© 2024 Arizent. All rights reserved.

ASF investor forum to grade market participants

It's no secret that some of the hottest public exchanges on the state of the securitization market have involved a poker-faced Dan Stachel, head of fixed-income research at State Street Global Advisors, typically during panel discussions at ABS conferences. This year, the American Securitization Forum has nabbed him to conduct its investor-focused discussion at the organization's first annual conference this month in Scottsdale, Ariz.

Heading a panel focused on market standards and practices, Stachel and his panel intend to grade market participants. While panelists will air their own personal views, audience members will be allowed to vote in real time during the discussion and walk away with a report card on how industry participants - underwriters, issuers, investors, servicers, rating agencies, attorneys and trustees - fare on a group-by-group basis. Individual entities will not be graded.

It is believed that attendee sentiment will help generate change in the market, aiding the creation of new standards or documentation, for example, through the ASF. One action may involve trustees, for example.

"The idea is to create a cycle whereby at the next ASF conference we would also deal with the same process and then tie together previous report cards with the current one and judge whether progress had been made or not," Stachel explained.

Going into the discussion, Stachel personally isn't giving high marks to many market participants. Investors, as a group - of which he is a part - fared no better than a C' on his personal bell curve.

"A large share of investors passively accept what they're given. I believe investors will get the issuers they deserve; if they don't demand more, they're not going to get more," Stachel said. "If they accept the status quo, there's no reason to expect people to change on their own free will."

Investment bankers are an interesting group, rating higher than investors on Stachel's scale, being fundamentally intermediaries, he said. However, the performance of trustees over the last year or so seems to warrant a grade of D, or worse, in his mind.

"It's a group that has shocked me. I'm still fundamentally mystified about the lack of certain controls... in terms of collateral tests and cash movement from reserve accounts," Stachel noted. "I'm not aware of operating guidelines or policies that trustees have promulgated as a group. There's been a significant decline in how investors I talk to feel about trustees," he added.

Given that temperatures run high over a topic like trustee performance, for example, the ASF hopes to walk away with feedback from its conference that will lead to discernable action.

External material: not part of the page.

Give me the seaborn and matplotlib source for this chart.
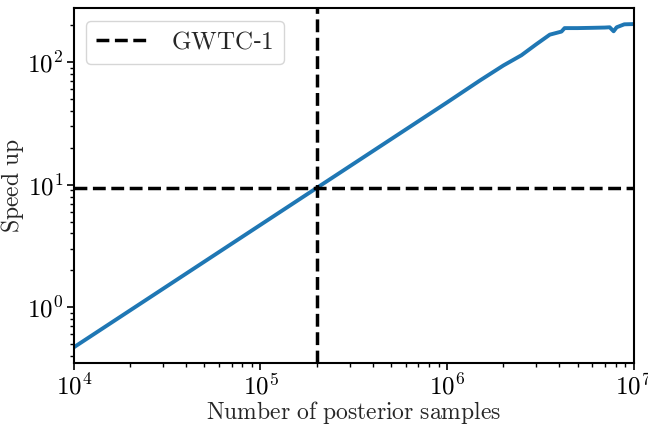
import numpy as np
import pandas as pd
import seaborn as sns
import matplotlib.pyplot as plt
from matplotlib.ticker import FuncFormatter

# values
n_samples = [1e4, 3e4, 1e5, 2e5, 5e5, 1e6, 1.5e6, 2e6, 2.5e6, 3e6, 3.55e6,
             4.1e6, 4.26e6, 5e6, 6e6, 7e6, 7.43e6, 7.8e6, 8.1e6, 8.9e6, 1e7]
speed_up = [0.47, 1.41, 4.7, 9.4, 23.5, 47, 71, 94, 114, 140, 168,
            178, 190, 190, 191, 192, 193, 179, 193, 204, 205]
gwtc1_samples = 2e5
gwtc1_speed_up = 9.4

df = pd.DataFrame({"samples": n_samples, "speed_up": speed_up})

sns.set_style("ticks")
plt.rcParams['mathtext.fontset'] = 'cm'
plt.rcParams['font.family'] = ['DejaVu Serif']

fig, ax = plt.subplots(figsize=(6.48, 4.24), dpi=100)
fig.subplots_adjust(left=0.114, right=0.978, top=0.981, bottom=0.144)
sns.lineplot(data=df, x="samples", y="speed_up", ax=ax, color="#1f77b4", linewidth=2.8)
ax.axvline(gwtc1_samples, color="k", linestyle="--", linewidth=2.5, label=r"$\mathrm{GWTC}$-$1$")
ax.axhline(gwtc1_speed_up, color="k", linestyle="--", linewidth=2.5)

ax.set_xscale("log")
ax.set_yscale("log")
ax.set_xlim(1e4, 1e7)
ax.set_ylim(0.35, 277)

pow10 = FuncFormatter(lambda v, pos: r"$10^{%d}$" % round(np.log10(v)))
ax.xaxis.set_major_formatter(pow10)
ax.yaxis.set_major_formatter(pow10)

ax.set_xlabel(r"$\mathrm{Number\ of\ posterior\ samples}$", fontsize=17, labelpad=0)
ax.set_ylabel(r"$\mathrm{Speed\ up}$", fontsize=17, labelpad=1)
ax.tick_params(axis="both", which="major", labelsize=18, width=1.2, length=5,
               color="k", labelcolor="k", pad=2.5)
ax.tick_params(axis="both", which="minor", width=1, length=3, color="k")
for s in ax.spines.values():
    s.set_linewidth(1.5)
    s.set_color("k")

ax.legend(loc="upper left", fontsize=18, handlelength=2.2)

plt.savefig("out.png")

The ASF has initiated a "Model Prospectus" task force, headed by Kenneth Fischbach of MBNA Corp. and Anthony Thompson of Deutsche Bank Securities. Expected to develop from that task force is a model disclosure for what the trustee role is in a given transaction.

"Trustees actually have a bill of fare that they present to issuers who select what it is they want the trustee to do. However, there is no disclosure of that in any prospectus that I've seen. Clearly understanding what the trustee is on the hook for would certainly make a difference in terms of assessing their role in a given situation," said Stachel.

"Clearly, not everyone will agree on all these issues. But at least there is the potential [for industry action]," said George Miller, senior vice president and deputy general counsel at TBMA. "Through Dan's committee, we have seen evidence of that occurring already - an ACBP reporting standard, an asset-backed syndicate best practices standard, and development of guidelines for warning signs of distressed transactions and how to avoid them."

When it comes to grading asset classes' performance in 2004 and how investors can avoid blow-ups, Stachel offered this advice: "You want [assets] like credit cards, prime auto, better HELs and residential mortgage paper. You want quality collateral from strong servicers. If you're in that zone, the number of surprises you'll have to deal with are much smaller," said Stachel.